The important contribution of the classical archaeologist Erika Simon goes beyond the usual technological considerations of the book ‘Antike Glastöpferei’. However, with her iconographical analysis of the early cameo vessels, especially the Portland Vase, it is one of its highlights. Erika Simon also has a keen sense for technical details. In 1957 already, she described in her thesis about the Portland vase that the horns of the masks under the lower joints of the handles were not cut [ L1999, Abb.176, 177] . This is a very important observation. Its correctness was confirmed 10 years later by B. Ashmole, the director of the British Museum [J. Hellenic Studies 87 (1967) 1-17].

    Small supplement concerning cameo glass: The above mentioned detail (no cutting around the lower attachment of the handles), firstly described by Erika Simon 1957 for the Portland Vase, applies in variations to all cameo vessels with handle(s). This detail alone would be perfectly sufficient to preclude a manufacturing of these vessels - including the Portland Vase - by cutting and grinding of a two-layered cutting blank

    For all ‘handled’ cameo vessels,  the lower joint of the handle(s) to the vessel body was made with a lump of hot glass. This lump often was applied in a way to appear as the horns of a mask on the finished vessel - in any case without any final cutting. However, just why should a glass cutter - who assumedly finished the whole vessel by cutting the cameo decor - leave out the joint(s) of the handle(s), especially if these are extremely malformed [see the illustration Cameo glass/chariot skyphos].

    It would not make sense at all to assume that the cameo decor was cut first, and the handles applied thereafter at the lower end only with a lump of hot glass - which never was corrected after cooling. No glass craftsman would doom a toilsome and time consuming cut cameo glass to almost certain destruction through reheating and additional hot work. In reality, the reheating of a cut cameo glass for the application of a handle would have been impossible in the first place because of the lower melting point of the white cameo decor.

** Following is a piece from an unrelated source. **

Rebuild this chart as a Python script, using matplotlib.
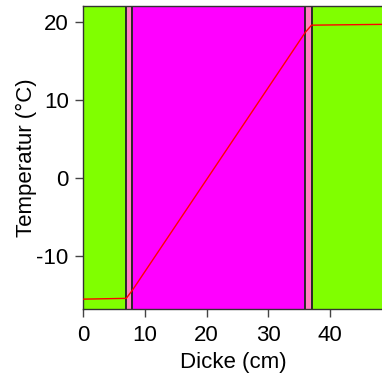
import matplotlib
matplotlib.use("Agg")
import matplotlib.pyplot as plt
from matplotlib.patches import Rectangle

# layer boundaries (cm) and colours
layer_start = [0, 7, 8, 36, 37]
layer_end = [7, 8, 36, 37, 50]
layer_color = ["#80FF00", "#FF80C0", "#FF00FF", "#FF80C0", "#80FF00"]

# temperature profile
dicke = [0, 7, 8, 36, 37, 48.4]
temp = [-15.55, -15.45, -14.4, 18.7, 19.6, 19.7]

xticks = [0, 10, 20, 30, 40]
yticks = [-10, 0, 10, 20]

plt.rcParams['font.family'] = ['Liberation Sans', 'DejaVu Sans']
plt.rcParams['axes.unicode_minus'] = False

fig = plt.figure(figsize=(3.82, 3.79), dpi=100)
ax = fig.add_axes([0.2173, 0.185, 0.7827, 0.799])

ymin, ymax = -16.8, 22.05
for s, e, c in zip(layer_start, layer_end, layer_color):
    ax.add_patch(Rectangle((s, ymin - 5), e - s, ymax - ymin + 10,
                           facecolor=c, edgecolor="#2a2a2a", lw=1.4, zorder=1))

ax.plot(dicke, temp, color="red", lw=1.0, zorder=3)

ax.set_xlim(0, 48.4)
ax.set_ylim(ymin, ymax)
ax.set_xticks(xticks)
ax.set_yticks(yticks)
ax.tick_params(labelsize=16, length=5.8, width=1, color="#444444")
ax.tick_params(axis="x", pad=5.5)
ax.tick_params(axis="y", pad=4.5)
ax.set_xlabel("Dicke (cm)", fontsize=16)
ax.set_ylabel("Temperatur (°C)", fontsize=16)
ax.xaxis.set_label_coords(0.503, -0.178)
ax.yaxis.set_label_coords(-0.19, 0.5)
ax.xaxis.label.set_va("center")
ax.yaxis.label.set_va("center")
for side in ["left", "bottom", "top"]:
    ax.spines[side].set_color("#333333")
    ax.spines[side].set_linewidth(1.0)
ax.spines["right"].set_visible(False)

fig.savefig("out.png", dpi=100)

    The subsequent application of a handle is also precluded since the handles of all known ‘handled’ cameo glasses are directly connected  - not later applied (!) - to the vessel body at their upper end. This is best seen, but certainly not limited to the Auldjo jug, and has its parallels at the two-handled cups (skyphoi) of the same time. However, if a handle is a part of the body glass at its upper end, while the lower end is fused to the finished cameo decor with a lump of hot glass, this cameo decor must have been hot-formed.

The classical archaeologist and art historian Cornelius Steckner contributed his considerations about the usage of the cage cups of late antiquity. According to his conclusions, they must have been vessels for light. He experimentally checked their special qualification for this application. Naturally, such a function influenced also shape and manufacturing method of such a vessel.

The archaeologist Beat Rütti applied the new insight concerning cage cups to reconsider problems connected with the dating of the treasures from Begram. Important for him was the dating of the famous Pharos beaker, a figured cage cup with small hollow boats and the famous light-house from Alexandria on a panel attached to the beaker. Technological consideration point to a manufacture of this vessel in the same time as the other cage cups with figures or net, and this is in agreement with a new dating of the Begram treasure.

Here shall be mentioned also the work of Helmut Ricke. He was for many years the chairman of the German section of the AIHV, and he is without any doubt the best expert and promoter of studio glass in Germany. He used his experience from countless visits to workshops also in his work for the museum. The presentation of the important glass collection of the Kunstmuseum in Düsseldorf (now museum kunst palast) as well as his books and catalogues were enriched by well represented and thoroughly investigated information concerning not only the history but also the technology of glass art. It certainly was this personal conditioning which caused him from the beginning to critically observe and finally support the new perception of ancient glass technology. Perhaps, the new ideas would have faltered and become silent from the very first opposition without the encouragement from this expert.

 

Own glass pottery experiments

Only few improvised experiments concerning glass pottery methods were possible in different workshops. Occasionally, it was just one single trial for a certain technique. It is not claimed that these experiments can replace scientifically dependable, systematical series of experiments under close to original preconditions. These experiments also were neither suited nor aimed at the production of replicas [see supplement1 concerning the general problems of archaeological glass experiments]. Nevertheless, despite the limitations mentioned, it was possible in each case to verify or preclude the basic workability of a special manufacturing technique or working step (to be precluded is the manufacturing of reticella bowls by lamp-work).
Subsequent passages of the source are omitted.